Example of a typical 00z dump archive folder:

/global/save/emc.glopara/dump_archive[121]ll /globaldump/2014100100

total 512

drwxr-xr-x 2 emc.glopara global 131072 Oct 1 02:13 gdas

drwxr-xr-x 2 emc.glopara global 512 Oct 1 02:14 gdasnr

drwxr-xr-x 2 emc.glopara global 512 Oct 1 02:16 gdasx

drwxr-xr-x 2 emc.glopara global 512 Oct 1 02:16 gdasy

drwxr-xr-x 2 emc.glopara global 131072 Sep 30 23:07 gfs

drwxr-xr-x 2 emc.glopara global 512 Sep 30 23:08 gfsnr

drwxr-xr-x 2 emc.glopara global 512 Sep 30 23:09 gfsx

drwxr-xr-x 2 emc.glopara global 512 Sep 30 23:09 gfsy

5.1.3 Dump data recovery

Production dump data is saved on HPSS in the following location:

/NCEPPROD/hpssprod/runhistory/rh${YYYY}/${YYYY}${MM}/${YYYY}${MM}${DD}/

...in the following two tarballs, depending on CDUMP:

com_gfs_prod_gdas.${CDATE}.tar
com_gfs_prod_gfs.${CDATE}.anl.tar

To pull dump data off tape for 2012, 2013, or 2014 you can use the following scripts:

/global/save/emc.glopara/dump_archive/pull_hpss_2012.sh
/global/save/emc.glopara/dump_archive/pull_hpss_2013.sh
/global/save/emc.glopara/dump_archive/pull_hpss_2014.sh

You will need to modify it to use your own output folder (DMPDIR).

5.2 I/O files

Many of the parallel files are in GRIB or BUFR formats, the WMO standard for gridded and ungridded meteorological data, respectively.
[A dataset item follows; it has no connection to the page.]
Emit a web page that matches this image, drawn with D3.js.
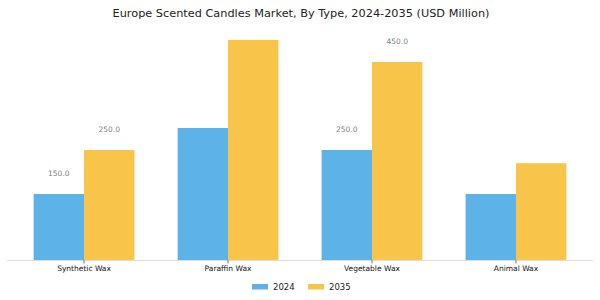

Other parallel files such as restart files are in flat binary format, and are not generally intended to be accessed by the general user.

Unfortunately but predictably, the global parallel follows a different file naming convention than the operational file naming convention. (The global parallel file naming convention started in 1990 and predates the operational file naming convention.)

The global parallel file naming convention is a file type followed by a period, the run (gdas or gfs), and the 10-digit current date $CDATE in YYYYMMDDHH form:

FILETYPE.CDUMP.CDATE

(i.e. pgbf06.gfs.2008060400).

Some names may have a suffix, for instance if the file is compressed.